憲法裁判所はこうした決定を下すために、以前の判例にはない「新たな論理」を開発しました。「権力分立と国会の自律権を尊重するということから、憲法裁判所は原則的に処分の権限侵害だけを確認し、権限の侵害により生まれた違憲、違法状態の是正は被請求人に任せるのが妥当だ」というものです。簡単に言えば新聞法、放送法の処理手続きは「違法」だが、違法状態の是正、つまり違法に採決された法の「効力」に対する事後措置は国会の「自律的意思」に任せるのが妥当だというものです。


韓国ではこの憲法裁判所の判断を「□□□だけれども□□□ではない!」というように冷笑したパロディーが、「憲裁遊び」となって流行っています。核心を突いているのをいくつか紹介します。

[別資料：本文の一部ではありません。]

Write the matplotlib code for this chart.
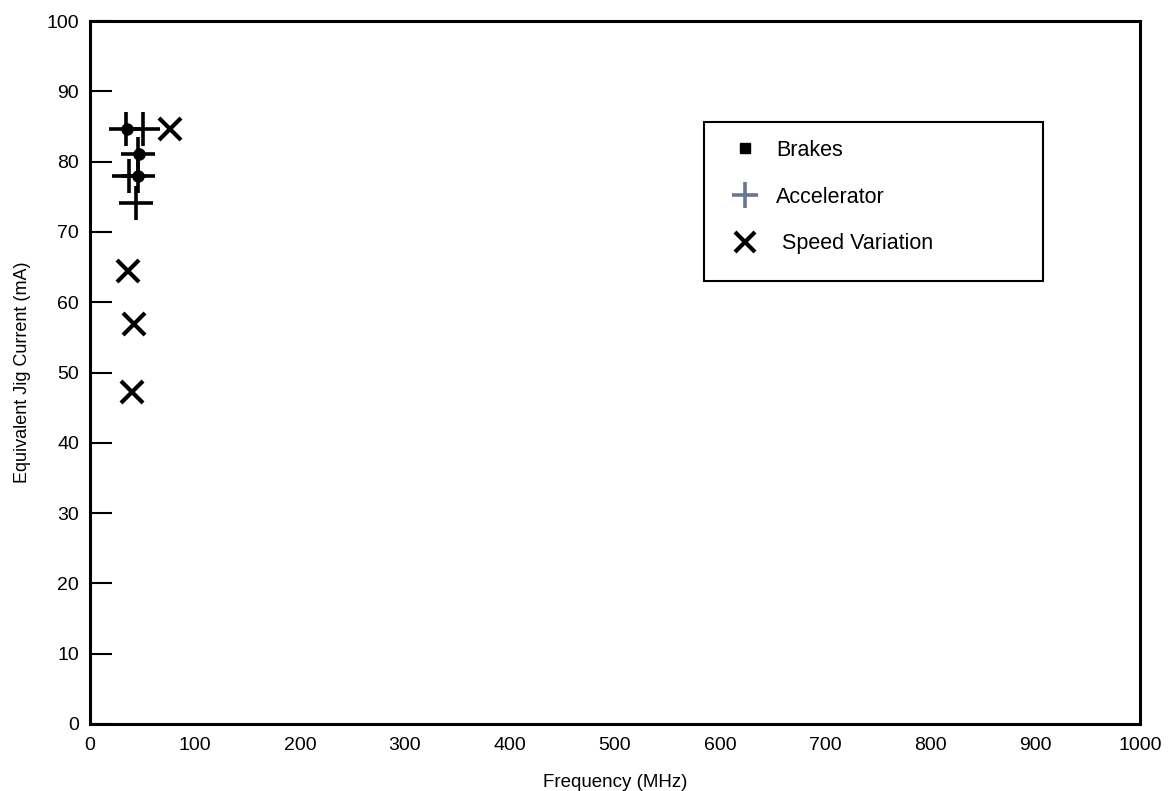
import matplotlib.pyplot as plt
from matplotlib.lines import Line2D
from matplotlib.patches import Rectangle

plt.rcParams['font.family'] = ['Liberation Sans', 'DejaVu Sans']

# data
brakes_x = [35, 47, 46]
brakes_y = [84.6, 81.1, 78.0]

accel_x = [34, 50, 46, 37, 46, 44]
accel_y = [84.6, 84.6, 81.1, 78.0, 78.0, 74.1]

speed_x = [76, 36, 42, 40]
speed_y = [84.6, 64.5, 56.9, 47.2]

x_ticks = [0, 100, 200, 300, 400, 500, 600, 700, 800, 900, 1000]
y_ticks = [0, 10, 20, 30, 40, 50, 60, 70, 80, 90, 100]

fig = plt.figure(figsize=(11.68, 7.91), dpi=100)
ax = fig.add_axes([90 / 1168, 67 / 791, 1050 / 1168, 703 / 791])

ax.plot(accel_x, accel_y, linestyle='none', marker='+', markersize=24,
        markeredgewidth=2.6, color='black', zorder=3)
ax.plot(brakes_x, brakes_y, linestyle='none', marker='o', markersize=8,
        color='black', zorder=4)
ax.plot(speed_x, speed_y, linestyle='none', marker='x', markersize=16,
        markeredgewidth=3, color='black', zorder=3)

ax.set_xlim(0, 1000)
ax.set_ylim(0, 100)
ax.set_xticks(x_ticks)
ax.set_yticks(y_ticks)
ax.tick_params(axis='x', length=0, labelsize=14, pad=9)
ax.tick_params(axis='y', direction='in', length=16, width=1.5, labelsize=14, pad=8)
for s in ax.spines.values():
    s.set_linewidth(2.2)

ax.set_xlabel('Frequency (MHz)', fontsize=13.5, labelpad=15)
ax.set_ylabel('Equivalent Jig Current (mA)', fontsize=13, labelpad=11)

# legend frame drawn separately so it can be larger than its contents
ax.add_patch(Rectangle((0.585, 0.630), 0.323, 0.226, transform=ax.transAxes,
                       facecolor='white', edgecolor='black', linewidth=1.5,
                       zorder=5))
handles = [
    Line2D([], [], linestyle='none', marker='s', markersize=7, color='black'),
    Line2D([], [], linestyle='none', marker='+', markersize=19,
           markeredgewidth=2.6, color='#6b7590'),
    Line2D([], [], linestyle='none', marker='x', markersize=15,
           markeredgewidth=3, color='black'),
]
labels = ['Brakes', 'Accelerator', ' Speed Variation']
leg = ax.legend(handles, labels, loc='upper left',
                bbox_to_anchor=(0.603, 0.831), fontsize=15.5, frameon=False,
                borderpad=0, labelspacing=1.2, handlelength=2.0,
                handletextpad=0.45, borderaxespad=0)
leg.set_zorder(6)

fig.savefig('out.png', dpi=100)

「偽造紙幣ではあるが、通貨価値は有効だ(使っても大丈夫)」
「ドロボーは違法だけれど、盗んだ商品をドロボーが所有するのは有効」
「カンニングはだめだが、カンニングで得た成績は有効」
「代理受験は違法だが、それで入学したのは有効だ」
「強姦したのは違法だが性交は有効だ」
「飲酒運転は違法だが、運転したのは違法ではない」

「選挙は違法に行われたが、当選結果は有効だ」


問題は違憲裁判所が法理論または解釈では違憲だが、政治的理由から違憲にはできないという、その狭間で自らの存在理由を否定したということにありそうです。


この判決を聞いて、現ハンナラ党のチャン・ユンソク議員が金泳三政権当時のソウル地検公安1部長だったときに、光州事件関係者に対する司法処理と関連して「成功したクーデターは処罰できない」との「迷言」を吐いたことが思い起こされます。クーデターはもちろん違憲です。しかし成功した以上は処罰できないというのです。過去のクーデターに対して言っているわけですからとんでもない話です。ところがその論理が今また息を吹き返したというわけです。


法曹界にどんな高尚な法論理があるのかわかりませんが、普通の常識を持っている人間にはとても受け入れられない結果であれば、いかに整然として高尚な論理であっても、墨汁を無駄に使った言葉遊びにしかならないでしょう。


現在の憲法裁判所は1986年の6月民衆抗争の産物で、1988年に始めて構成されました。実は韓国の初代大統領だった李承晩の独裁政権が、1960年の4.19蜂起によって崩壊した後に登場した民主党政権が憲法裁判所を設立しようとしたのですが、1961年の朴正熙による5.16軍事クーデターのために実現できませんでした。法治を否定して登場し、法治を否定することで生き延びてきた政権だけに憲法裁判所は望むところではなかったということです。


憲法裁判所の設立自体が独裁とのたたかいの成果だったわけですが、その憲法裁判所は2004年には「新行政首都建設のための特別措置法」が「慣習憲法」に違反するという奇怪な「法理論」を持ち出して違憲判決を下すなど、政治に左右されてきた経験を持っています。独裁政権下での今回の「手続きは違法だが結果は合法」という判決も、あまりにも政治的だというほかありません。